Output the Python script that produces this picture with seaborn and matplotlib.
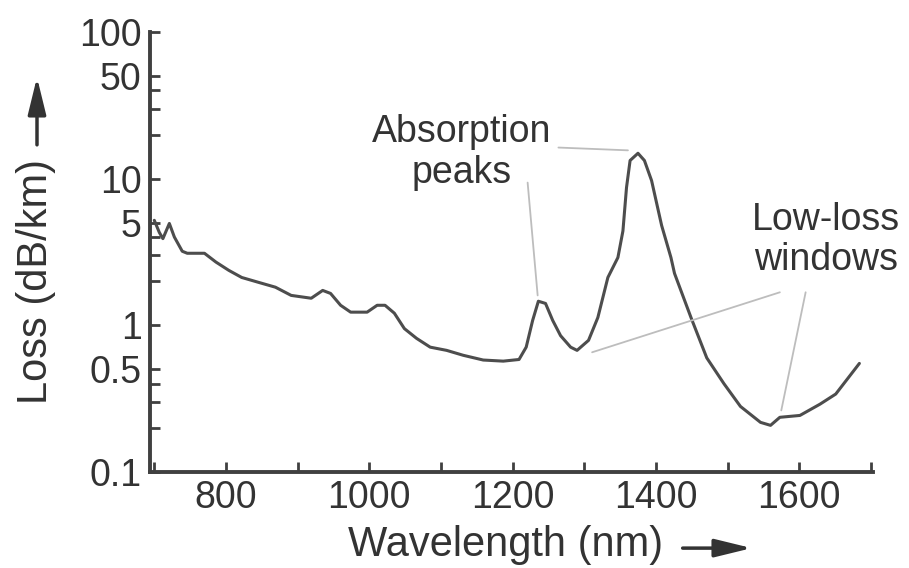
import matplotlib
matplotlib.use("Agg")
import matplotlib.pyplot as plt
import seaborn as sns
import pandas as pd
from matplotlib.ticker import FixedLocator, FixedFormatter, NullFormatter

# fibre attenuation curve
wavelength = [700, 707, 712, 721, 728, 739, 746, 770, 786, 804, 822, 846, 869, 891,
              919, 935, 946, 960, 974, 984, 997, 1011, 1022, 1035, 1049, 1066, 1085,
              1108, 1131, 1159, 1187, 1209, 1219, 1228, 1236, 1246, 1256, 1267, 1281,
              1290, 1306, 1319, 1333, 1347, 1354, 1359, 1364, 1375, 1384, 1394, 1408,
              1421, 1426, 1449, 1471, 1495, 1518, 1546, 1560, 1573, 1601, 1629, 1651,
              1684]
loss = [5.2, 4.3, 3.9, 4.95, 4.0, 3.2, 3.1, 3.1, 2.7, 2.37, 2.12, 1.96, 1.82, 1.6,
        1.53, 1.73, 1.65, 1.37, 1.23, 1.23, 1.23, 1.37, 1.37, 1.21, 0.95, 0.815, 0.71,
        0.675, 0.625, 0.58, 0.57, 0.585, 0.71, 1.08, 1.46, 1.41, 1.08, 0.85, 0.71,
        0.675, 0.79, 1.13, 2.12, 2.9, 4.4, 8.7, 13.3, 14.9, 13.3, 9.7, 4.8,
        2.9, 2.26, 1.13, 0.6, 0.40, 0.28, 0.218, 0.208, 0.236, 0.243, 0.29, 0.34,
        0.55]

x_major = [800, 1000, 1200, 1400, 1600]
x_minor = [700, 900, 1100, 1300, 1500, 1700]
y_major = [0.1, 0.5, 1, 5, 10, 50, 100]
y_labels = ["0.1", "0.5", "1", "5", "10", "50", "100"]
y_minor = [0.2, 0.3, 0.4, 2, 3, 4, 20, 30, 40]

sns.set_style("ticks")
plt.rcParams['font.family'] = ['Liberation Sans', 'DejaVu Sans']

dark = "#404040"
grey = "#bdbdbd"

fig = plt.figure(figsize=(9.09, 5.68), dpi=100)
ax = fig.add_axes([150 / 909, 96 / 568, 723 / 909, 440 / 568])

df = pd.DataFrame({"wavelength": wavelength, "loss": loss})
sns.lineplot(data=df, x="wavelength", y="loss", ax=ax, color="#4d4d4d", lw=2.2)

ax.set_yscale("log")
ax.set_xlim(694, 1703)
ax.set_ylim(0.1, 100)

ax.xaxis.set_major_locator(FixedLocator(x_major))
ax.xaxis.set_minor_locator(FixedLocator(x_minor))
ax.xaxis.set_minor_formatter(NullFormatter())
ax.yaxis.set_major_locator(FixedLocator(y_major))
ax.yaxis.set_major_formatter(FixedFormatter(y_labels))
ax.yaxis.set_minor_locator(FixedLocator(y_minor))
ax.yaxis.set_minor_formatter(NullFormatter())

ax.tick_params(which="both", direction="in", length=7, width=2, color=dark,
               labelsize=27, labelcolor="#333333", pad=6)
ax.set_xlabel("")
ax.set_ylabel("")
sns.despine(ax=ax)
for s in ["left", "bottom"]:
    ax.spines[s].set_linewidth(2.8)
    ax.spines[s].set_color(dark)

# annotations
line = dict(arrowstyle="-", color=grey, lw=1.3, shrinkA=0, shrinkB=0)
ax.annotate("", xy=(1235, 1.6), xytext=(1221, 9.4), arrowprops=line)
ax.annotate("", xy=(1361, 15.6), xytext=(1264, 16.3), arrowprops=line)
ax.annotate("", xy=(1311, 0.655), xytext=(1573, 1.68), arrowprops=line)
ax.annotate("", xy=(1575, 0.263), xytext=(1609, 1.68), arrowprops=line)
ax.text(1129, 15.1, "Absorption\npeaks", ha="center", va="center", fontsize=27,
        color="#333333", linespacing=1.15)
ax.text(1638, 3.8, "Low-loss\nwindows", ha="center", va="center", fontsize=27,
        color="#333333", linespacing=1.15)

# axis titles with arrows
fig.text(0.0395, 0.505, "Loss (dB/km)", rotation=90, ha="center", va="center",
         fontsize=30, color="#333333")
fig.text(0.556, 0.040, "Wavelength (nm)", ha="center", va="center",
         fontsize=30, color="#333333")
arrow = dict(arrowstyle="-|>,head_length=0.9,head_width=0.22", color="#333333",
             lw=2.5, mutation_scale=25, shrinkA=0, shrinkB=0)
ax.annotate("", xy=(0.0407, 0.864), xytext=(0.0407, 0.745),
            xycoords="figure fraction", textcoords="figure fraction",
            arrowprops=arrow, annotation_clip=False)
ax.annotate("", xy=(0.827, 0.035), xytext=(0.751, 0.035),
            xycoords="figure fraction", textcoords="figure fraction",
            arrowprops=arrow, annotation_clip=False)

fig.savefig("out.png", dpi=100)
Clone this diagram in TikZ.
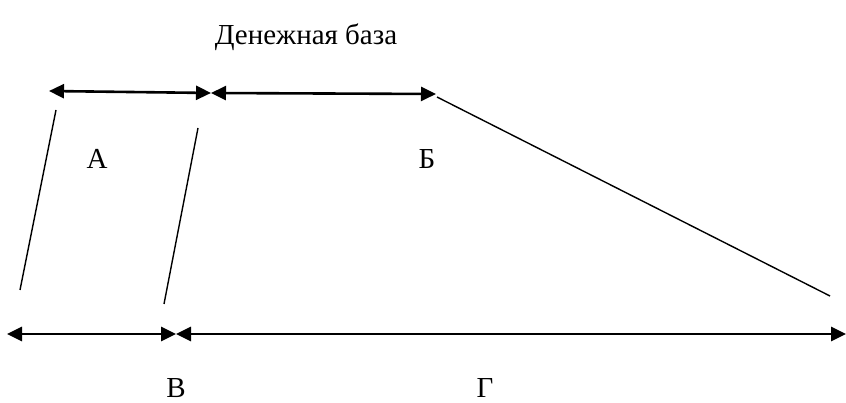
\documentclass[tikz,border=0pt]{standalone}
\usepackage{fontspec}
\setmainfont{Liberation Serif}
\newfontfamily\rusfont{Liberation Serif}
\usetikzlibrary{arrows.meta}

\begin{document}
\begin{tikzpicture}[
  x=1pt, y=-1pt,
  span/.style={line width=2.6pt, {Triangle[length=15pt,width=14pt]}-{Triangle[length=15pt,width=14pt]}},
  edge/.style={line width=1.4pt},
  lbl/.style={font=\rusfont\fontsize{29}{34}\selectfont, inner sep=0pt}
]
\useasboundingbox (0,0) rectangle (846,403);

% ===== coordinates =====
\coordinate (TA) at (49,91);
\coordinate (TM) at (211,93);
\coordinate (TB) at (436,94);
\coordinate (BA) at (7,334);
\coordinate (BM) at (176,334);
\coordinate (BB) at (846,334);

% ===== top arrows =====
\draw[span] (TA) -- (TM);
\draw[span] (TM) -- (TB);

% ===== bottom arrows =====
\draw[span] (BA) -- (BM);
\draw[span] (BM) -- (BB);

% ===== side lines =====
\coordinate (L1t) at (56,110);  \coordinate (L1b) at (20,290);
\coordinate (L2t) at (198,128); \coordinate (L2b) at (164,304);
\coordinate (Dt) at (437,97);   \coordinate (Db) at (830,296);
\draw[edge] (L1t) -- (L1b);
\draw[edge] (L2t) -- (L2b);
\draw[edge] (Dt) -- (Db);

% ===== labels =====
\node[lbl] (title) at (306,37) {Денежная база};
\node[lbl] (la) at (97,159) {А};
\node[lbl] (lb) at (427,159) {Б};
\node[lbl] (lv) at (176,388) {В};
\node[lbl] (lg) at (485,388) {Г};

\end{tikzpicture}
\end{document}
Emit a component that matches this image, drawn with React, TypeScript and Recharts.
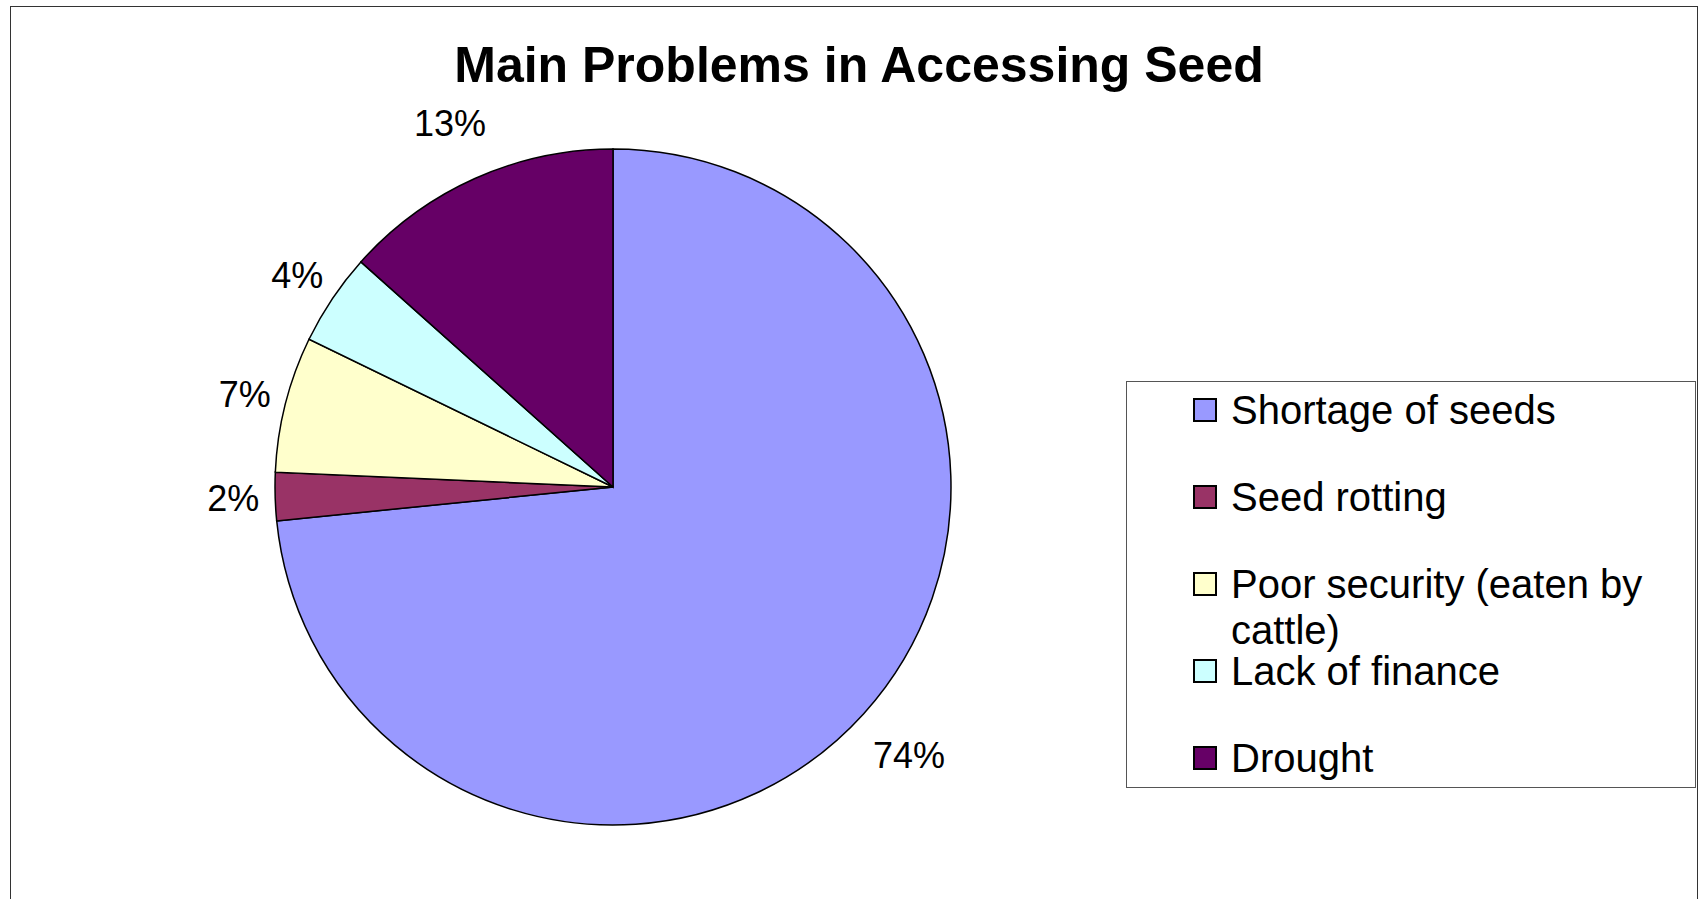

.....

CHALLENGE:
Repeat the data exactly, dropping every picture it holds.

THE OUTPUT:
Output the Python script that produces this picture with seaborn and matplotlib.
import matplotlib
matplotlib.use("Agg")
import matplotlib.pyplot as plt
import seaborn as sns
import pandas as pd
from matplotlib.ticker import FixedLocator, FixedFormatter, NullFormatter

# fibre attenuation curve
wavelength = [700, 707, 712, 721, 728, 739, 746, 770, 786, 804, 822, 846, 869, 891,
              919, 935, 946, 960, 974, 984, 997, 1011, 1022, 1035, 1049, 1066, 1085,
              1108, 1131, 1159, 1187, 1209, 1219, 1228, 1236, 1246, 1256, 1267, 1281,
              1290, 1306, 1319, 1333, 1347, 1354, 1359, 1364, 1375, 1384, 1394, 1408,
              1421, 1426, 1449, 1471, 1495, 1518, 1546, 1560, 1573, 1601, 1629, 1651,
              1684]
loss = [5.2, 4.3, 3.9, 4.95, 4.0, 3.2, 3.1, 3.1, 2.7, 2.37, 2.12, 1.96, 1.82, 1.6,
        1.53, 1.73, 1.65, 1.37, 1.23, 1.23, 1.23, 1.37, 1.37, 1.21, 0.95, 0.815, 0.71,
        0.675, 0.625, 0.58, 0.57, 0.585, 0.71, 1.08, 1.46, 1.41, 1.08, 0.85, 0.71,
        0.675, 0.79, 1.13, 2.12, 2.9, 4.4, 8.7, 13.3, 14.9, 13.3, 9.7, 4.8,
        2.9, 2.26, 1.13, 0.6, 0.40, 0.28, 0.218, 0.208, 0.236, 0.243, 0.29, 0.34,
        0.55]

x_major = [800, 1000, 1200, 1400, 1600]
x_minor = [700, 900, 1100, 1300, 1500, 1700]
y_major = [0.1, 0.5, 1, 5, 10, 50, 100]
y_labels = ["0.1", "0.5", "1", "5", "10", "50", "100"]
y_minor = [0.2, 0.3, 0.4, 2, 3, 4, 20, 30, 40]

sns.set_style("ticks")
plt.rcParams['font.family'] = ['Liberation Sans', 'DejaVu Sans']

dark = "#404040"
grey = "#bdbdbd"

fig = plt.figure(figsize=(9.09, 5.68), dpi=100)
ax = fig.add_axes([150 / 909, 96 / 568, 723 / 909, 440 / 568])

df = pd.DataFrame({"wavelength": wavelength, "loss": loss})
sns.lineplot(data=df, x="wavelength", y="loss", ax=ax, color="#4d4d4d", lw=2.2)

ax.set_yscale("log")
ax.set_xlim(694, 1703)
ax.set_ylim(0.1, 100)

ax.xaxis.set_major_locator(FixedLocator(x_major))
ax.xaxis.set_minor_locator(FixedLocator(x_minor))
ax.xaxis.set_minor_formatter(NullFormatter())
ax.yaxis.set_major_locator(FixedLocator(y_major))
ax.yaxis.set_major_formatter(FixedFormatter(y_labels))
ax.yaxis.set_minor_locator(FixedLocator(y_minor))
ax.yaxis.set_minor_formatter(NullFormatter())

ax.tick_params(which="both", direction="in", length=7, width=2, color=dark,
               labelsize=27, labelcolor="#333333", pad=6)
ax.set_xlabel("")
ax.set_ylabel("")
sns.despine(ax=ax)
for s in ["left", "bottom"]:
    ax.spines[s].set_linewidth(2.8)
    ax.spines[s].set_color(dark)

# annotations
line = dict(arrowstyle="-", color=grey, lw=1.3, shrinkA=0, shrinkB=0)
ax.annotate("", xy=(1235, 1.6), xytext=(1221, 9.4), arrowprops=line)
ax.annotate("", xy=(1361, 15.6), xytext=(1264, 16.3), arrowprops=line)
ax.annotate("", xy=(1311, 0.655), xytext=(1573, 1.68), arrowprops=line)
ax.annotate("", xy=(1575, 0.263), xytext=(1609, 1.68), arrowprops=line)
ax.text(1129, 15.1, "Absorption\npeaks", ha="center", va="center", fontsize=27,
        color="#333333", linespacing=1.15)
ax.text(1638, 3.8, "Low-loss\nwindows", ha="center", va="center", fontsize=27,
        color="#333333", linespacing=1.15)

# axis titles with arrows
fig.text(0.0395, 0.505, "Loss (dB/km)", rotation=90, ha="center", va="center",
         fontsize=30, color="#333333")
fig.text(0.556, 0.040, "Wavelength (nm)", ha="center", va="center",
         fontsize=30, color="#333333")
arrow = dict(arrowstyle="-|>,head_length=0.9,head_width=0.22", color="#333333",
             lw=2.5, mutation_scale=25, shrinkA=0, shrinkB=0)
ax.annotate("", xy=(0.0407, 0.864), xytext=(0.0407, 0.745),
            xycoords="figure fraction", textcoords="figure fraction",
            arrowprops=arrow, annotation_clip=False)
ax.annotate("", xy=(0.827, 0.035), xytext=(0.751, 0.035),
            xycoords="figure fraction", textcoords="figure fraction",
            arrowprops=arrow, annotation_clip=False)

fig.savefig("out.png", dpi=100)
Clone this diagram in TikZ.
\documentclass[tikz,border=0pt]{standalone}
\usepackage{fontspec}
\setmainfont{Liberation Serif}
\newfontfamily\rusfont{Liberation Serif}
\usetikzlibrary{arrows.meta}

\begin{document}
\begin{tikzpicture}[
  x=1pt, y=-1pt,
  span/.style={line width=2.6pt, {Triangle[length=15pt,width=14pt]}-{Triangle[length=15pt,width=14pt]}},
  edge/.style={line width=1.4pt},
  lbl/.style={font=\rusfont\fontsize{29}{34}\selectfont, inner sep=0pt}
]
\useasboundingbox (0,0) rectangle (846,403);

% ===== coordinates =====
\coordinate (TA) at (49,91);
\coordinate (TM) at (211,93);
\coordinate (TB) at (436,94);
\coordinate (BA) at (7,334);
\coordinate (BM) at (176,334);
\coordinate (BB) at (846,334);

% ===== top arrows =====
\draw[span] (TA) -- (TM);
\draw[span] (TM) -- (TB);

% ===== bottom arrows =====
\draw[span] (BA) -- (BM);
\draw[span] (BM) -- (BB);

% ===== side lines =====
\coordinate (L1t) at (56,110);  \coordinate (L1b) at (20,290);
\coordinate (L2t) at (198,128); \coordinate (L2b) at (164,304);
\coordinate (Dt) at (437,97);   \coordinate (Db) at (830,296);
\draw[edge] (L1t) -- (L1b);
\draw[edge] (L2t) -- (L2b);
\draw[edge] (Dt) -- (Db);

% ===== labels =====
\node[lbl] (title) at (306,37) {Денежная база};
\node[lbl] (la) at (97,159) {А};
\node[lbl] (lb) at (427,159) {Б};
\node[lbl] (lv) at (176,388) {В};
\node[lbl] (lg) at (485,388) {Г};

\end{tikzpicture}
\end{document}
Emit a component that matches this image, drawn with React, TypeScript and Recharts.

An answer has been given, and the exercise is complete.